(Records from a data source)

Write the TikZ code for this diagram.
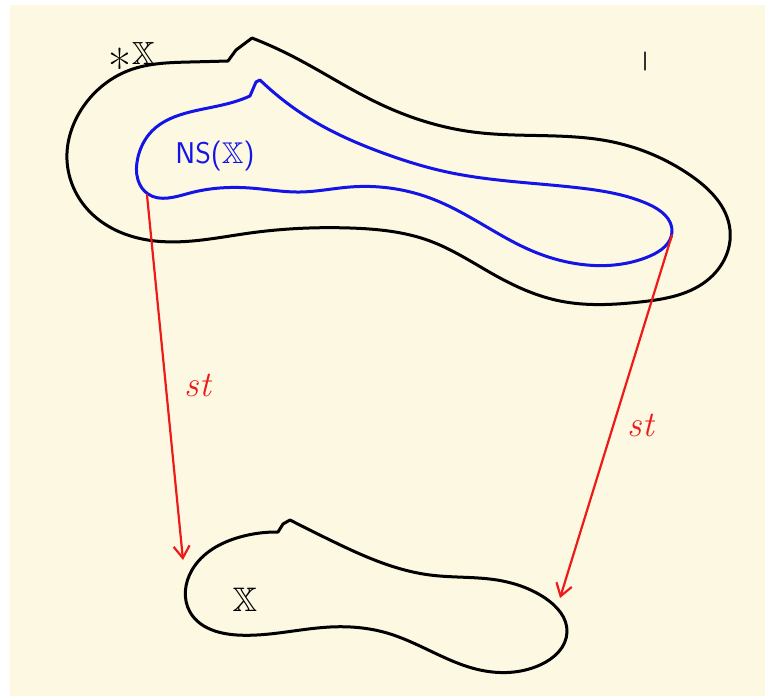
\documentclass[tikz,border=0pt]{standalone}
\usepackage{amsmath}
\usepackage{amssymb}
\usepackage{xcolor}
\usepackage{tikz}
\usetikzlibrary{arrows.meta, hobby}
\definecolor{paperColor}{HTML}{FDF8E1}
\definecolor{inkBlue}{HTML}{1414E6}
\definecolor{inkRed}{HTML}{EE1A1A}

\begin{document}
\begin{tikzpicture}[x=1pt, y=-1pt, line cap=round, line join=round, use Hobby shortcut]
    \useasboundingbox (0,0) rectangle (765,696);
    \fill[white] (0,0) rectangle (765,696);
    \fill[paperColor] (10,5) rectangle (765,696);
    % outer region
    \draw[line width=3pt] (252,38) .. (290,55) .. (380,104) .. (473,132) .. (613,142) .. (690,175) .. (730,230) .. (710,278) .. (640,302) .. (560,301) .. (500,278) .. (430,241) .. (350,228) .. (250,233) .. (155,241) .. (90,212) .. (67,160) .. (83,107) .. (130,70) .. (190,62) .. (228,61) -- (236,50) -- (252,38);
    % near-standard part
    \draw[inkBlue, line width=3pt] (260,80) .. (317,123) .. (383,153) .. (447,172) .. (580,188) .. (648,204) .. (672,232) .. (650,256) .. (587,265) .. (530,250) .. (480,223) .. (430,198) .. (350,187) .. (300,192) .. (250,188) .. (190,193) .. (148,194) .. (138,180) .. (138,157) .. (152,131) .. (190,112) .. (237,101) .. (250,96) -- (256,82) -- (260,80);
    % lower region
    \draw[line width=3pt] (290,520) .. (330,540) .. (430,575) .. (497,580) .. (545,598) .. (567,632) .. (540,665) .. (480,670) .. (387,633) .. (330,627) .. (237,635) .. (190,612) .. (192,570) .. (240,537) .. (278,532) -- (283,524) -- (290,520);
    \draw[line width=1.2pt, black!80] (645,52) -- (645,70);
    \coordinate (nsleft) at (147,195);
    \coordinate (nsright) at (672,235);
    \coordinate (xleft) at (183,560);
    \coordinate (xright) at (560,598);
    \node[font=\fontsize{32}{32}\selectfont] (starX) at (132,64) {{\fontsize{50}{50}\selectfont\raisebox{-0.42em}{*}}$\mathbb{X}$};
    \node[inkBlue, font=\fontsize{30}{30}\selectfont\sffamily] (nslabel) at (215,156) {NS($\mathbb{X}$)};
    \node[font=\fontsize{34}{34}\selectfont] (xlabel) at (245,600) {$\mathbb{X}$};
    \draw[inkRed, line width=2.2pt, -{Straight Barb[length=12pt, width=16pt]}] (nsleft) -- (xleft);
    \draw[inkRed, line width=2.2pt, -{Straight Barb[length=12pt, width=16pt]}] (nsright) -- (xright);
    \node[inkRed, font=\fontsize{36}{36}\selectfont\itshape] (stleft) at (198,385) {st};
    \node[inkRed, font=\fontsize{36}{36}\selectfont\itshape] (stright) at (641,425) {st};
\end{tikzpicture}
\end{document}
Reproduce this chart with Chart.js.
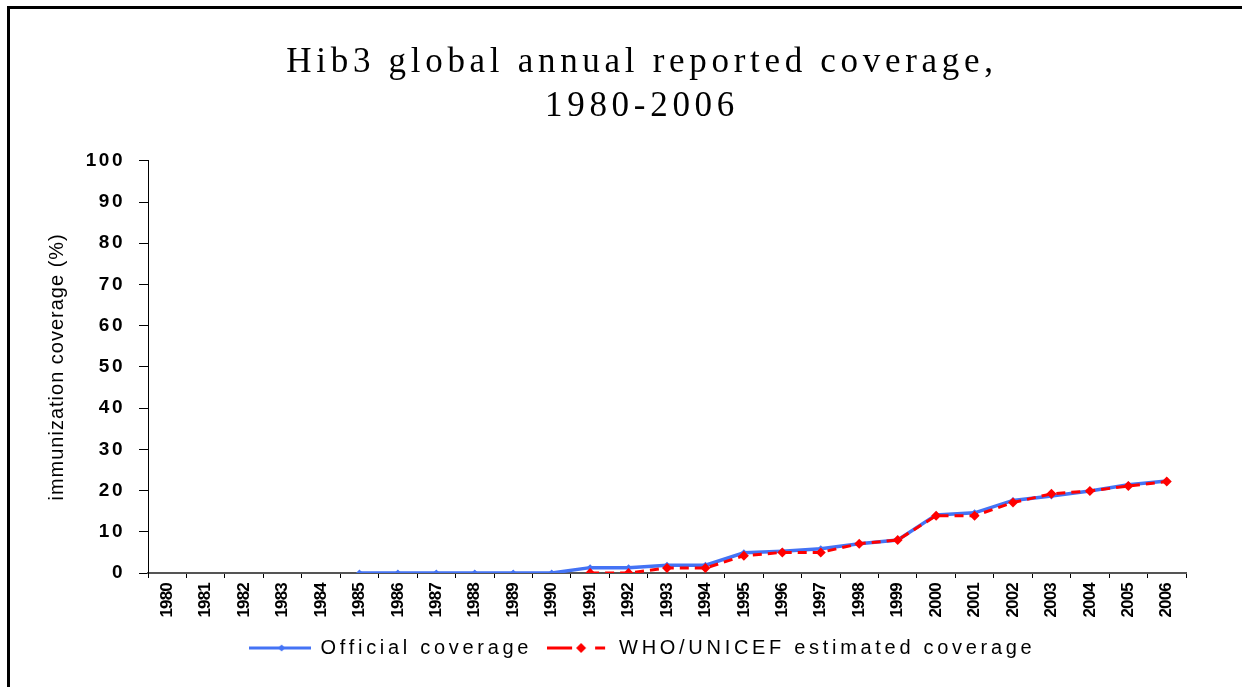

- [REQUIREMENT]:
Write out each line again precisely as it appears, skipping every picture.

- [EXERCISE RESULT]:
Write the TikZ code for this diagram.
\documentclass[tikz,border=0pt]{standalone}
\usepackage{amsmath}
\usepackage{amssymb}
\usepackage{xcolor}
\usepackage{tikz}
\usetikzlibrary{arrows.meta, hobby}
\definecolor{paperColor}{HTML}{FDF8E1}
\definecolor{inkBlue}{HTML}{1414E6}
\definecolor{inkRed}{HTML}{EE1A1A}

\begin{document}
\begin{tikzpicture}[x=1pt, y=-1pt, line cap=round, line join=round, use Hobby shortcut]
    \useasboundingbox (0,0) rectangle (765,696);
    \fill[white] (0,0) rectangle (765,696);
    \fill[paperColor] (10,5) rectangle (765,696);
    % outer region
    \draw[line width=3pt] (252,38) .. (290,55) .. (380,104) .. (473,132) .. (613,142) .. (690,175) .. (730,230) .. (710,278) .. (640,302) .. (560,301) .. (500,278) .. (430,241) .. (350,228) .. (250,233) .. (155,241) .. (90,212) .. (67,160) .. (83,107) .. (130,70) .. (190,62) .. (228,61) -- (236,50) -- (252,38);
    % near-standard part
    \draw[inkBlue, line width=3pt] (260,80) .. (317,123) .. (383,153) .. (447,172) .. (580,188) .. (648,204) .. (672,232) .. (650,256) .. (587,265) .. (530,250) .. (480,223) .. (430,198) .. (350,187) .. (300,192) .. (250,188) .. (190,193) .. (148,194) .. (138,180) .. (138,157) .. (152,131) .. (190,112) .. (237,101) .. (250,96) -- (256,82) -- (260,80);
    % lower region
    \draw[line width=3pt] (290,520) .. (330,540) .. (430,575) .. (497,580) .. (545,598) .. (567,632) .. (540,665) .. (480,670) .. (387,633) .. (330,627) .. (237,635) .. (190,612) .. (192,570) .. (240,537) .. (278,532) -- (283,524) -- (290,520);
    \draw[line width=1.2pt, black!80] (645,52) -- (645,70);
    \coordinate (nsleft) at (147,195);
    \coordinate (nsright) at (672,235);
    \coordinate (xleft) at (183,560);
    \coordinate (xright) at (560,598);
    \node[font=\fontsize{32}{32}\selectfont] (starX) at (132,64) {{\fontsize{50}{50}\selectfont\raisebox{-0.42em}{*}}$\mathbb{X}$};
    \node[inkBlue, font=\fontsize{30}{30}\selectfont\sffamily] (nslabel) at (215,156) {NS($\mathbb{X}$)};
    \node[font=\fontsize{34}{34}\selectfont] (xlabel) at (245,600) {$\mathbb{X}$};
    \draw[inkRed, line width=2.2pt, -{Straight Barb[length=12pt, width=16pt]}] (nsleft) -- (xleft);
    \draw[inkRed, line width=2.2pt, -{Straight Barb[length=12pt, width=16pt]}] (nsright) -- (xright);
    \node[inkRed, font=\fontsize{36}{36}\selectfont\itshape] (stleft) at (198,385) {st};
    \node[inkRed, font=\fontsize{36}{36}\selectfont\itshape] (stright) at (641,425) {st};
\end{tikzpicture}
\end{document}
Reproduce this chart with Chart.js.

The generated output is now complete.